You can access the DM-master service via the address of ${kubernetes_node_ip}:${node_port}.

For more service exposure methods, refer to Access the TiDB Cluster.

Enable DM data migration tasks

You can access the DM-master service using dmctl in the following two methods:

Method #1: Attach to the DM-master or DM-worker Pod to use the built-in dmctl in the image.

Method #2: Expose the DM-master service by accessing the DM cluster in Kubernetes and use dmctl outside the pods to access the exposed DM-master service.

It is recommended to use Method #1 for migration.
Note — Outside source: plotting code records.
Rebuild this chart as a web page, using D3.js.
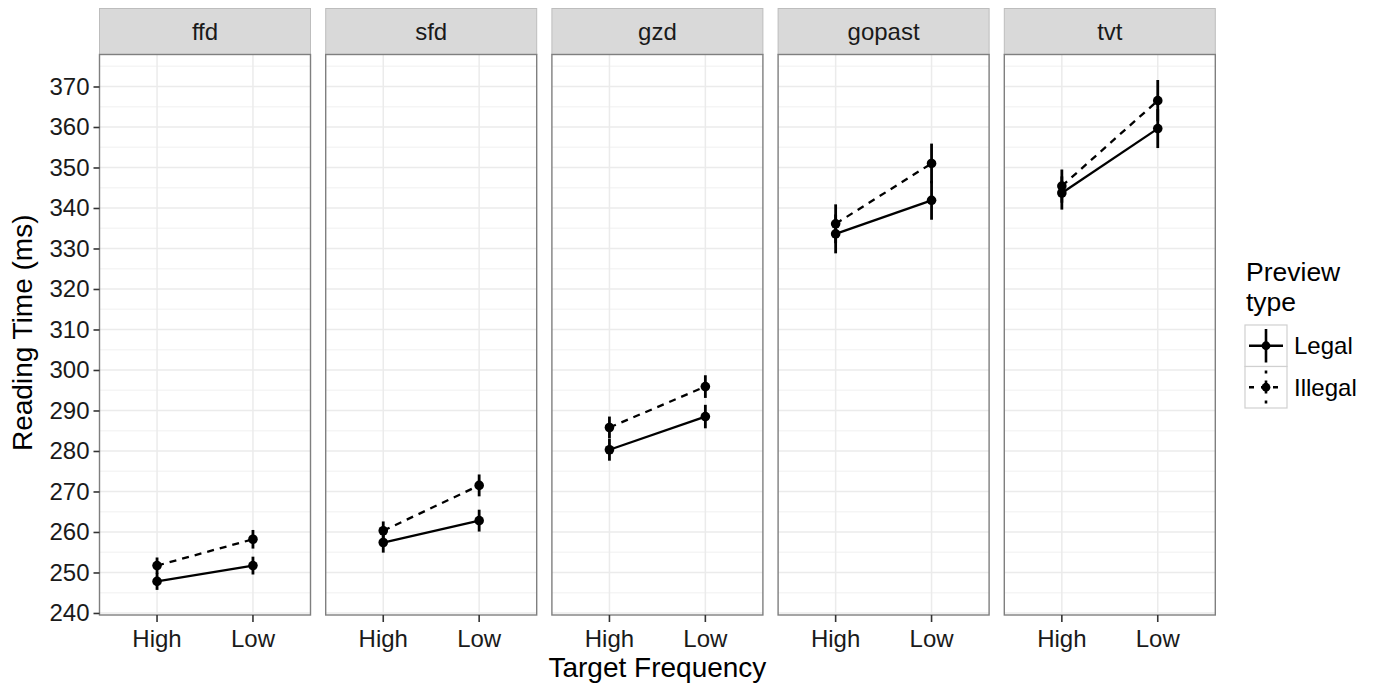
<!DOCTYPE html>
<html>
<head>
<meta charset="utf-8">
<script src="https://cdn.jsdelivr.net/npm/d3@7"></script>
<style>
  body { margin: 0; background: #fff; }
  svg { font-family: "Liberation Sans", Arial, Helvetica, sans-serif; }
</style>
</head>
<body>
<svg width="1374" height="688"></svg>
<script>
// chart data
const measures = ['ffd', 'sfd', 'gzd', 'gopast', 'tvt'];
const frequencies = ['High', 'Low'];
const previewTypes = ['Legal', 'Illegal'];
const legalMeans = [[247.8, 251.7], [257.4, 262.8], [280.3, 288.5], [333.6, 341.9], [343.7, 359.6]];
const legalErr = [[2.1, 2.2], [2.5, 2.7], [2.7, 2.9], [4.8, 4.8], [4.1, 4.8]];
const illegalMeans = [[251.7, 258.2], [260.3, 271.5], [285.8, 295.9], [336.1, 351.0], [345.4, 366.5]];
const illegalErr = [[2.0, 2.3], [2.3, 2.7], [2.7, 2.8], [4.8, 4.9], [4.1, 5.1]];
const yTicks = d3.range(240, 371, 10);

(function (d3) {
  'use strict';

  const svg = d3.select('svg');
  const panelLeft = 99.5, panelStep = 226.2, panelW = 211;
  const stripTop = 8.5, stripH = 46;
  const plotTop = stripTop + stripH, plotBottom = 615;

  const yScale = d3.scaleLinear().domain([239.5, 377.9]).range([plotBottom, plotTop]);
  // ggplot discrete expansion: 0.6 units on each side of the 2 categories
  const xScale = d3.scalePoint().domain(frequencies).range([0, panelW]).padding(0.6);
  const xPos = f => xScale(f);

  const series = previewTypes.map((t, k) => ({
    type: t,
    dash: k === 0 ? null : '7,6',
    means: k === 0 ? legalMeans : illegalMeans,
    errs: k === 0 ? legalErr : illegalErr
  }));

  measures.forEach((m, i) => {
    const g = svg.append('g').attr('transform', `translate(${panelLeft + i * panelStep},0)`);

    // strip
    g.append('rect').attr('x', 0).attr('y', stripTop).attr('width', panelW).attr('height', stripH)
      .attr('fill', '#d9d9d9').attr('stroke', '#bdbdbd').attr('stroke-width', 1);
    g.append('text').attr('x', panelW / 2).attr('y', stripTop + stripH / 2).attr('dy', '0.35em')
      .attr('text-anchor', 'middle').attr('font-size', 24).attr('fill', '#1a1a1a').text(m);

    // background + grid
    g.append('rect').attr('x', 0).attr('y', plotTop).attr('width', panelW).attr('height', plotBottom - plotTop)
      .attr('fill', '#fff');
    const minor = d3.range(235, 380, 10).filter(v => yScale(v) < plotBottom && yScale(v) > plotTop);
    g.selectAll('.minor').data(minor).enter().append('line')
      .attr('x1', 0).attr('x2', panelW).attr('y1', d => yScale(d)).attr('y2', d => yScale(d))
      .attr('stroke', '#f5f5f5').attr('stroke-width', 1.5);
    g.selectAll('.major').data(yTicks).enter().append('line')
      .attr('x1', 0).attr('x2', panelW).attr('y1', d => yScale(d)).attr('y2', d => yScale(d))
      .attr('stroke', '#ebebeb').attr('stroke-width', 1.5);
    g.selectAll('.vmajor').data(frequencies).enter().append('line')
      .attr('x1', d => xPos(d)).attr('x2', d => xPos(d)).attr('y1', plotTop).attr('y2', plotBottom)
      .attr('stroke', '#ebebeb').attr('stroke-width', 1.5);

    // series
    series.forEach(s => {
      const pts = frequencies.map((f, j) => ({ f, v: s.means[i][j], e: s.errs[i][j] }));
      g.selectAll(null).data(pts).enter().append('line')
        .attr('x1', d => xPos(d.f)).attr('x2', d => xPos(d.f))
        .attr('y1', d => yScale(d.v - d.e)).attr('y2', d => yScale(d.v + d.e))
        .attr('stroke', '#000').attr('stroke-width', 2.8);
      g.append('path').datum(pts)
        .attr('d', d3.line().x(d => xPos(d.f)).y(d => yScale(d.v)))
        .attr('fill', 'none').attr('stroke', '#000').attr('stroke-width', 2.3)
        .attr('stroke-dasharray', s.dash);
      g.selectAll(null).data(pts).enter().append('circle')
        .attr('cx', d => xPos(d.f)).attr('cy', d => yScale(d.v)).attr('r', 4.8).attr('fill', '#000');
    });

    // panel border
    g.append('rect').attr('x', 0).attr('y', plotTop).attr('width', panelW).attr('height', plotBottom - plotTop)
      .attr('fill', 'none').attr('stroke', '#7f7f7f').attr('stroke-width', 1.4);

    // x axis
    const xa = g.append('g').attr('transform', `translate(0,${plotBottom})`);
    xa.selectAll('line').data(frequencies).enter().append('line')
      .attr('x1', d => xPos(d)).attr('x2', d => xPos(d)).attr('y1', 0).attr('y2', 7)
      .attr('stroke', '#333').attr('stroke-width', 1.6);
    xa.selectAll('text').data(frequencies).enter().append('text')
      .attr('x', d => xPos(d)).attr('y', 32).attr('text-anchor', 'middle')
      .attr('font-size', 24).attr('fill', '#1a1a1a').text(d => d);
  });

  // y axis
  const yAxis = d3.axisLeft(yScale).tickValues(yTicks).tickSize(6).tickPadding(4);
  const ya = svg.append('g').attr('transform', `translate(${panelLeft},0)`).call(yAxis);
  ya.select('.domain').remove();
  ya.selectAll('.tick line').attr('stroke', '#333').attr('stroke-width', 1.6);
  ya.selectAll('.tick text').attr('font-size', 24).attr('fill', '#1a1a1a')
    .attr('font-family', '"Liberation Sans", Arial, sans-serif');

  // axis titles
  svg.append('text').attr('transform', `translate(32,${(plotTop + plotBottom) / 2 - 2}) rotate(-90)`)
    .attr('text-anchor', 'middle').attr('font-size', 28).attr('fill', '#000').text('Reading Time (ms)');
  svg.append('text').attr('x', panelLeft + (4 * panelStep + panelW) / 2).attr('y', 677)
    .attr('text-anchor', 'middle').attr('font-size', 28).attr('fill', '#000').text('Target Frequency');

  // legend
  const lg = svg.append('g').attr('transform', 'translate(1245,0)');
  lg.append('text').attr('x', 1).attr('y', 281).attr('font-size', 26.5).text('Preview');
  lg.append('text').attr('x', 1).attr('y', 311).attr('font-size', 26.5).text('type');
  const keyH = 41.5, keyW = 42, keyTop = 325;
  series.forEach((s, k) => {
    const kg = lg.append('g').attr('transform', `translate(0,${keyTop + k * keyH})`);
    kg.append('rect').attr('width', keyW).attr('height', keyH).attr('fill', '#fff')
      .attr('stroke', '#d0d0d0').attr('stroke-width', 1.2);
    kg.append('line').attr('x1', keyW / 2).attr('x2', keyW / 2).attr('y1', 4).attr('y2', keyH - 4)
      .attr('stroke', '#000').attr('stroke-width', 2.6).attr('stroke-dasharray', s.dash ? '3,7' : null);
    kg.append('line').attr('x1', 4).attr('x2', keyW - 4).attr('y1', keyH / 2).attr('y2', keyH / 2)
      .attr('stroke', '#000').attr('stroke-width', 2.3).attr('stroke-dasharray', s.dash ? '5,7' : null);
    kg.append('circle').attr('cx', keyW / 2).attr('cy', keyH / 2).attr('r', 4.4).attr('fill', '#000');
    kg.append('text').attr('x', keyW + 7).attr('y', keyH / 2).attr('dy', '0.35em')
      .attr('font-size', 24).text(s.type);
  });
}(d3));
</script>
</body>
</html>
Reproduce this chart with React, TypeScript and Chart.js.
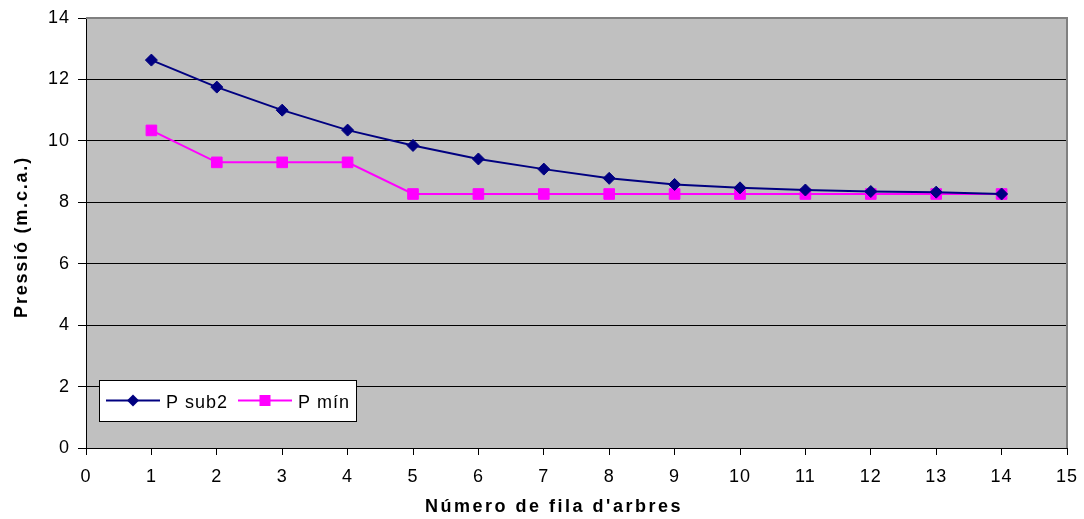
import React, { useEffect, useRef } from "react";
import { Chart, registerables } from "chart.js";

Chart.register(...registerables);

const rows: number[] = [1, 2, 3, 4, 5, 6, 7, 8, 9, 10, 11, 12, 13, 14];
const pSub2: number[] = [12.63, 11.75, 11.0, 10.35, 9.85, 9.41, 9.08, 8.78, 8.58, 8.47, 8.4, 8.35, 8.33, 8.27];
const pMin: number[] = [10.34, 9.3, 9.3, 9.3, 8.27, 8.27, 8.27, 8.27, 8.27, 8.27, 8.27, 8.27, 8.27, 8.27];
const seriesNames: string[] = ["P sub2", "P mín"];
const xTitle = "Número de fila d'arbres";
const yTitle = "Pressió (m.c.a.)";

const FONT = "'Liberation Sans', Arial, sans-serif";

const plotPlugin = {
  id: "plotDecor",
  beforeDraw(chart: any) {
    const { ctx, chartArea } = chart;
    (ctx as any).letterSpacing = "1px";
    ctx.save();
    ctx.fillStyle = "#C0C0C0";
    ctx.fillRect(chartArea.left, chartArea.top, chartArea.right - chartArea.left, chartArea.bottom - chartArea.top);
    ctx.restore();
  },
  beforeDatasetsDraw(chart: any) {
    const { ctx, chartArea } = chart;
    ctx.save();
    ctx.strokeStyle = "#808080";
    ctx.lineWidth = 2;
    ctx.beginPath();
    ctx.moveTo(chartArea.left, chartArea.top);
    ctx.lineTo(chartArea.right, chartArea.top);
    ctx.lineTo(chartArea.right, chartArea.bottom);
    ctx.stroke();
    ctx.restore();
  },
  afterDraw(chart: any) {
    const { ctx, chartArea } = chart;
    ctx.save();
    // axis titles
    ctx.fillStyle = "#000000";
    ctx.font = `bold 18px ${FONT}`;
    (ctx as any).letterSpacing = "2.5px";
    ctx.textAlign = "center";
    ctx.textBaseline = "alphabetic";
    ctx.fillText(xTitle, 554, 512);
    ctx.save();
    (ctx as any).letterSpacing = "1.8px";
    ctx.translate(27, (chartArea.top + chartArea.bottom) / 2 + 4);
    ctx.rotate(-Math.PI / 2);
    ctx.fillText(yTitle, 0, 0);
    ctx.restore();

    // legend
    const x0 = chartArea.left + 13;
    const y0 = chartArea.bottom - 68;
    const w = 257;
    const h = 41;
    ctx.fillStyle = "#FFFFFF";
    ctx.fillRect(x0, y0, w, h);
    ctx.strokeStyle = "#000000";
    ctx.lineWidth = 1;
    ctx.strokeRect(x0 + 0.5, y0 + 0.5, w, h);
    const cy = y0 + 20.5;
    const items = [
      { x1: x0 + 7, x2: x0 + 61, tx: x0 + 67, ds: chart.data.datasets[0] },
      { x1: x0 + 139, x2: x0 + 193, tx: x0 + 199, ds: chart.data.datasets[1] },
    ];
    for (const it of items) {
      ctx.strokeStyle = it.ds.borderColor;
      ctx.lineWidth = 2;
      ctx.beginPath();
      ctx.moveTo(it.x1, cy);
      ctx.lineTo(it.x2, cy);
      ctx.stroke();
      const mx = (it.x1 + it.x2) / 2;
      ctx.fillStyle = it.ds.pointBackgroundColor;
      ctx.beginPath();
      if (it.ds.pointStyle === "rectRot") {
        const r = 6;
        ctx.moveTo(mx - r, cy);
        ctx.lineTo(mx, cy - r);
        ctx.lineTo(mx + r, cy);
        ctx.lineTo(mx, cy + r);
        ctx.closePath();
      } else {
        const s = 5.5;
        ctx.rect(mx - s, cy - s, 2 * s, 2 * s);
      }
      ctx.fill();
      ctx.fillStyle = "#000000";
      ctx.font = `18px ${FONT}`;
      (ctx as any).letterSpacing = "1px";
      ctx.textBaseline = "alphabetic";
      ctx.textAlign = "left";
      ctx.fillText(it.ds.label, it.tx, cy + 7);
    }
    ctx.restore();
  },
};

export default function App() {
  const ref = useRef<HTMLCanvasElement | null>(null);
  useEffect(() => {
    document.body.style.margin = "0";
    const canvas = ref.current!;
    const chart = new Chart(canvas, {
      type: "line",
      data: {
        datasets: [
          {
            label: seriesNames[0],
            data: rows.map((x, i) => ({ x, y: pSub2[i] })),
            borderColor: "#000080",
            backgroundColor: "#000080",
            pointBackgroundColor: "#000080",
            pointBorderColor: "#000080",
            pointStyle: "rectRot",
            pointRadius: 6,
            pointBorderWidth: 1,
            borderWidth: 2,
            tension: 0,
          },
          {
            label: seriesNames[1],
            data: rows.map((x, i) => ({ x, y: pMin[i] })),
            borderColor: "#FF00FF",
            backgroundColor: "#FF00FF",
            pointBackgroundColor: "#FF00FF",
            pointBorderColor: "#FF00FF",
            pointStyle: "rect",
            pointRadius: 7.5,
            pointBorderWidth: 1,
            borderWidth: 2,
            tension: 0,
          },
        ],
      },
      options: {
        animation: false,
        responsive: false,
        maintainAspectRatio: false,
        layout: { padding: { top: 18, right: 17, left: 0, bottom: 0 } },
        plugins: {
          legend: { display: false },
          tooltip: { enabled: false },
        },
        scales: {
          x: {
            type: "linear",
            min: 0,
            max: 15,
            ticks: {
              stepSize: 1,
              color: "#000",
              font: { family: FONT, size: 18 },
              padding: 11,
              maxRotation: 0,
            },
            grid: {
              drawOnChartArea: false,
              drawTicks: true,
              tickLength: 7,
              tickColor: "#000",
            },
            border: { color: "#000", width: 1 },
            title: { display: false },
            afterFit: (scale: any) => {
              scale.height = 71;
              scale.paddingRight = 0;
              scale.paddingLeft = 0;
            },
          },
          y: {
            min: 0,
            max: 14,
            ticks: {
              stepSize: 2,
              color: "#000",
              font: { family: FONT, size: 18 },
              padding: 8,
            },
            grid: {
              color: (c: any) => (c.tick && c.tick.value === 14 ? "rgba(0,0,0,0)" : "#000"),
              tickColor: "#000",
              tickLength: 8,
              lineWidth: 1,
            },
            border: { color: "#000", width: 1 },
            title: { display: false },
            afterFit: (scale: any) => {
              scale.width = 86;
              scale.paddingTop = 0;
              scale.paddingBottom = 0;
            },
          },
        },
      },
      plugins: [plotPlugin],
    } as any);
    return () => chart.destroy();
  }, []);
  return (
    <div style={{ position: "absolute", left: 0, top: 0, width: 1084, height: 519 }}>
      <canvas ref={ref} width={1084} height={519} style={{ width: 1084, height: 519 }} />
    </div>
  );
}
The following steps take Method #1 as an example to introduce how to start a DM data migration task.

The differences between Method #1 and Method #2 are that the file locations of source.yaml and task.yaml are different, and that in Method #2 you need to configure the exposed DM-master service address in the master-addr configuration item of dmctl.

Get into the Pod

Attach to the DM-master Pod by executing the following command:

kubectl exec -ti ${dm_cluster_name}-dm-master-0 -n ${namespace} - /bin/sh

Create data source

  1. Write MySQL-1 related information to source1.yaml file, which can refer to Create data source.

  2. Configure the from.host in the source1.yaml file as the MySQL host address that the Kubernetes cluster can access internally.

  3. After you prepare the source1.yaml file, load the MySQL-1 data source into the DM cluster by executing the following command:

    /dmctl --master-addr ${dm_cluster_name}-dm-master:8261 operate-source create source1.yaml`.
  4. For MySQL-2 and other data sources, use the same method to modify the relevant information in the configuration file and execute the same dmctl command.

Configure migration tasks

  1. Edit task configuration file task.yaml, which can refer to Configure the data migration task.

  2. Configure the target-database.host in task.yaml as the TiDB host address that the Kubernetes cluster can access internally. If the cluster is deployed by TiDB Operator, configure the host as ${tidb_cluster_name}-tidb.${namespace}.

Start/Check/Stop the migration tasks

Refer to the Steps 5-7 in Migrate Data Using DM and fill in the master-addr as ${dm_cluster_name}-dm-master:8261.